Every year, melting snowpack creates a so-called surge flow in the Medano Creek in the Great Sand Dunes National Park. The surge can send waves up to three feet tall lapping onto the dune field, according to park official Eric Valencia.
What’s called “Colorado’s Natural Beach” draws tens of thousands of visitors during peak season.
“The stream surge is actually quite a unique phenomenon,” Valencia said. “As the water flows through the sand, the sand begins to kind of tumble down and eventually it will create a small dam. The pressure of the water will break that dam of sand and it forms a wave.”
The underwater ridges break around every 20 seconds to create a wave.

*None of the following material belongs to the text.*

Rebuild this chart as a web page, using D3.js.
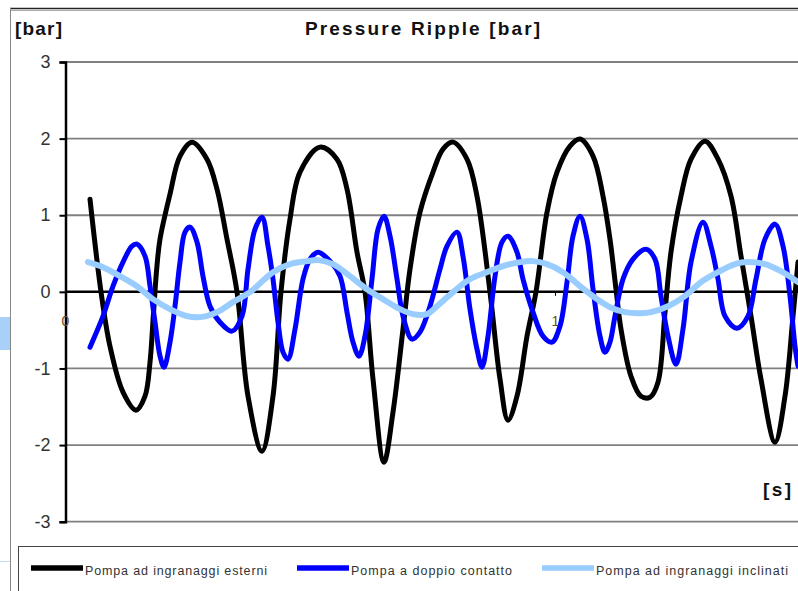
<!DOCTYPE html>
<html><head><meta charset="utf-8">
<script src="https://cdn.jsdelivr.net/npm/d3@7/dist/d3.min.js"></script>
<style>html,body{margin:0;padding:0;background:#fff;}svg{display:block;}</style>
</head><body>
<svg id="c" width="798" height="591"></svg>
<script>
const title = "Pressure Ripple [bar]";
const yUnit = "[bar]";
const xUnit = "[s]";
const yTicks = [-3, -2, -1, 0, 1, 2, 3];
const xTicks = [0, 1];
const seriesNames = ["Pompa ad ingranaggi esterni", "Pompa a doppio contatto", "Pompa ad ingranaggi inclinati"];
const seriesColors = ["#000000", "#0000ff", "#99ccff"];

// [time s, pressure bar]
const esterni = [
[0.051,1.210],[0.0735,0.0],[0.0918,-0.709],[0.1184,-1.309],[0.1449,-1.544],[0.1633,-1.362],[0.1735,-0.918],
[0.1802,-0.317],[0.1871,0.296],
[0.1939,0.688],[0.2143,1.275],[0.2347,1.772],[0.2592,1.954],[0.2898,1.732],[0.3102,1.341],[0.3306,0.688],
[0.3510,0.0],[0.3735,-1.362],[0.4020,-2.080],[0.4245,-1.362],[0.4408,0.0],[0.4592,0.949],[0.4796,1.563],
[0.5204,1.889],[0.5551,1.732],[0.5755,1.341],[0.5959,0.518],[0.6122,0.0],[0.6286,-1.140],[0.6510,-2.223],
[0.6694,-1.570],[0.6898,-0.487],[0.7041,0.296],[0.7245,1.040],[0.7510,1.563],[0.7714,1.863],[0.7918,1.954],
[0.8204,1.732],[0.8408,1.249],[0.8673,0.0],[0.8878,-1.140],[0.9041,-1.675],[0.9224,-1.362],[0.9429,-0.578],
[0.9612,0.0],[0.9837,1.040],[1.0041,1.563],[1.0306,1.902],[1.0510,1.994],[1.0776,1.772],[1.0980,1.249],
[1.1122,0.688],[1.1245,0.035],[1.1347,-0.487],[1.1551,-1.101],[1.1755,-1.362],[1.1939,-1.375],[1.2102,-1.179],
[1.2245,-0.265],[1.2367,0.518],[1.2571,1.249],[1.2776,1.732],[1.3061,1.967],[1.3327,1.732],[1.3592,1.249],
[1.3796,0.466],[1.4000,-0.317],[1.4204,-1.140],[1.4490,-1.962],[1.4694,-1.362],[1.4857,-0.317],[1.4959,0.388]
];
const doppio = [
[0.0510,-0.722],[0.0776,-0.317],[0.0980,0.074],[0.1184,0.388],[0.1367,0.597],[0.1469,0.623],[0.1633,0.466],
[0.1735,0.074],[0.1837,-0.396],[0.1939,-0.839],[0.2020,-0.983],[0.2143,-0.657],[0.2245,-0.187],[0.2347,0.388],
[0.2449,0.779],[0.2551,0.845],[0.2694,0.649],[0.2816,0.205],[0.2959,-0.187],[0.3163,-0.396],[0.3408,-0.513],
[0.3612,-0.317],[0.3735,0.296],[0.3878,0.819],[0.4020,0.975],[0.4143,0.597],[0.4245,0.166],[0.4347,-0.396],
[0.4449,-0.787],[0.4551,-0.879],[0.4694,-0.487],[0.4857,0.166],[0.5000,0.427],[0.5163,0.518],[0.5408,0.401],
[0.5612,0.205],[0.5755,-0.265],[0.5878,-0.657],[0.6000,-0.839],[0.6122,-0.578],[0.6265,0.166],[0.6388,0.819],
[0.6510,0.988],[0.6633,0.727],[0.6776,0.166],[0.6898,-0.317],[0.7082,-0.617],[0.7245,-0.526],[0.7449,-0.187],
[0.7653,0.296],[0.7796,0.597],[0.8000,0.779],[0.8122,0.466],[0.8265,-0.226],[0.8408,-0.748],[0.8510,-0.983],
[0.8633,-0.578],[0.8776,0.205],[0.8918,0.649],[0.9041,0.727],[0.9224,0.518],[0.9347,0.166],[0.9551,-0.265],
[0.9755,-0.578],[0.9939,-0.657],[1.0102,-0.448],[1.0245,0.127],[1.0367,0.727],[1.0510,0.988],[1.0653,0.688],
[1.0776,0.035],[1.0918,-0.578],[1.1020,-0.787],[1.1122,-0.657],[1.1224,-0.317],[1.1388,0.166],[1.1592,0.427],
[1.1857,0.557],[1.2041,0.427],[1.2163,-0.056],[1.2306,-0.578],[1.2469,-0.944],[1.2612,-0.487],[1.2776,0.388],
[1.3020,0.910],[1.3184,0.597],[1.3327,0.166],[1.3469,-0.317],[1.3714,-0.474],[1.3939,-0.317],[1.4102,0.166],
[1.4286,0.688],[1.4490,0.884],[1.4653,0.597],[1.4796,-0.056],[1.4898,-0.709],[1.4959,-0.970]
];
const inclinati = [
[0.0469,0.388],[0.0776,0.322],[0.1122,0.205],[0.1469,0.074],[0.1796,-0.095],[0.2143,-0.226],[0.2490,-0.317],
[0.2755,-0.330],[0.3102,-0.265],[0.3429,-0.134],[0.3776,-0.004],[0.3918,0.074],[0.4245,0.257],[0.4592,0.362],
[0.4939,0.401],[0.5163,0.414],[0.5469,0.362],[0.5816,0.205],[0.6163,0.035],[0.6490,-0.095],[0.6837,-0.226],
[0.7102,-0.291],[0.7388,-0.291],[0.7592,-0.187],[0.7918,-0.004],[0.8265,0.166],[0.8612,0.257],[0.8939,0.336],
[0.9286,0.388],[0.9551,0.401],[0.9837,0.362],[1.0163,0.257],[1.0510,0.074],[1.0857,-0.095],[1.1122,-0.200],
[1.1429,-0.265],[1.1755,-0.278],[1.1959,-0.265],[1.2306,-0.187],[1.2653,-0.056],[1.2980,0.127],[1.3327,0.257],
[1.3673,0.362],[1.3939,0.388],[1.4286,0.362],[1.4612,0.270],[1.4959,0.127]
];
const allSeries = [esterni, doppio, inclinati];

const svg = d3.select("#c");
const font = "'Liberation Sans', Arial, sans-serif";

// stray left-edge artifacts
svg.append("rect").attr("x",0).attr("y",317).attr("width",10).attr("height",33).attr("fill","#a8d0f8");
svg.append("line").attr("x1",0).attr("x2",10).attr("y1",561.5).attr("y2",561.5).attr("stroke","#c8dcef").attr("stroke-width",1);

// outer frame
svg.append("line").attr("x1",10).attr("x2",798).attr("y1",8.5).attr("y2",8.5).attr("stroke","#222").attr("stroke-width",1.5);
svg.append("line").attr("x1",10).attr("x2",798).attr("y1",10.5).attr("y2",10.5).attr("stroke","#aaa").attr("stroke-width",1);
svg.append("line").attr("x1",10.5).attr("x2",10.5).attr("y1",8).attr("y2",591).attr("stroke","#888").attr("stroke-width",1);

const x = d3.scaleLinear().domain([0, 1.5]).range([65, 800]);
const y = d3.scaleLinear().domain([-3, 3]).range([521.7, 62]);
const fmt = d => String(d);

// gridlines
svg.append("g").selectAll("line").data(yTicks.filter(d => d !== 0)).join("line")
  .attr("x1", 65).attr("x2", 800)
  .attr("y1", d => y(d)).attr("y2", d => y(d))
  .attr("stroke", "#808080").attr("stroke-width", 1.8);

// y axis
const yAxis = d3.axisLeft(y).tickValues(yTicks).tickSize(6).tickPadding(9).tickFormat(fmt);
const gy = svg.append("g").attr("transform", "translate(65.5,0)").call(yAxis);
gy.select(".domain").attr("stroke", "#000").attr("stroke-width", 2.5);
gy.selectAll(".tick line").attr("stroke", "#000").attr("stroke-width", 2);
gy.selectAll(".tick text").attr("font-family", font).attr("font-size", 18).attr("fill", "#333");

// zero line
svg.append("line").attr("x1", 65).attr("x2", 800).attr("y1", y(0)).attr("y2", y(0))
  .attr("stroke", "#000").attr("stroke-width", 2.5);

// x axis ticks and labels on the zero line
const xAxis = d3.axisBottom(x).tickValues(xTicks).tickSize(4).tickPadding(20).tickFormat(fmt);
const gx = svg.append("g").attr("transform", `translate(0,${y(0)})`).call(xAxis);
gx.select(".domain").remove();
gx.selectAll(".tick line").attr("stroke", "#000").attr("stroke-width", 1);
gx.selectAll(".tick text").attr("font-family", font).attr("font-size", 14).attr("fill", "#6b4a2a");

// series
const line = d3.line().x(d => x(d[0])).y(d => y(d[1])).curve(d3.curveCatmullRom.alpha(0.5));
const widths = [5, 5, 6];
svg.append("defs").append("clipPath").attr("id","clip").append("rect")
  .attr("x",60).attr("y",40).attr("width",738).attr("height",500);
const gs = svg.append("g").attr("clip-path","url(#clip)");
allSeries.forEach((s, i) => {
  gs.append("path").datum(s).attr("d", line)
    .attr("fill", "none").attr("stroke", seriesColors[i])
    .attr("stroke-width", widths[i]).attr("stroke-linejoin", "round").attr("stroke-linecap", "round");
});

// titles
svg.append("text").attr("x", 305).attr("y", 35).attr("font-family", font).attr("font-weight", "bold")
  .attr("font-size", 19).attr("fill", "#111").attr("textLength", 235).attr("lengthAdjust", "spacing").text(title);
svg.append("text").attr("x", 15).attr("y", 35).attr("font-family", font).attr("font-weight", "bold")
  .attr("font-size", 19).attr("fill", "#111").attr("textLength", 47).attr("lengthAdjust", "spacing").text(yUnit);
svg.append("text").attr("x", 763).attr("y", 496).attr("font-family", font).attr("font-weight", "bold")
  .attr("font-size", 19).attr("fill", "#111").attr("textLength", 28).attr("lengthAdjust", "spacing").text(xUnit);

// legend box
svg.append("rect").attr("x", 18.5).attr("y", 546.5).attr("width", 800).attr("height", 60)
  .attr("fill", "#fff").attr("stroke", "#444").attr("stroke-width", 1);
const legX = [31, 297, 542];
const legTextLen = [182, 161, 192];
const lg = svg.append("g");
seriesNames.forEach((n, i) => {
  lg.append("line").attr("x1", legX[i]).attr("x2", legX[i] + 52).attr("y1", 568).attr("y2", 568)
    .attr("stroke", seriesColors[i]).attr("stroke-width", 5.5);
  lg.append("text").attr("x", legX[i] + 54).attr("y", 574.5).attr("font-family", font)
    .attr("font-size", 12.5).attr("fill", "#333").attr("textLength", legTextLen[i]).attr("lengthAdjust", "spacing").text(n);
});
</script>
</body></html>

The dunes are located in the Southern Colorado Rocky Mountains. The water from upstream spreads out at the foot of the dunes into wide, shallow water.
Medano Creek has exhibited some surge flow despite cold temperatures and slow snow melt this spring, according to the park.
The pressure of the water flow is measured in cubic feet per second. As of May 31, the flow is only 22 cfs. The park calls this small surge flow. The flow typically peaks in late May or early June with around 40 cfs.
Snowpack in Medano Pass is currently over 160 percent of normal. Because of that above-average snowpack, peak flow for Medano Creek is forecast to be sometime in the first half of June rather than the typical late May. The park also expects some shallow flow through July.
Peak flow weekends tend to bring the highest number of visitors each year to the park. Valencia said visitors play in the water, skimboard, raft and make sand castles.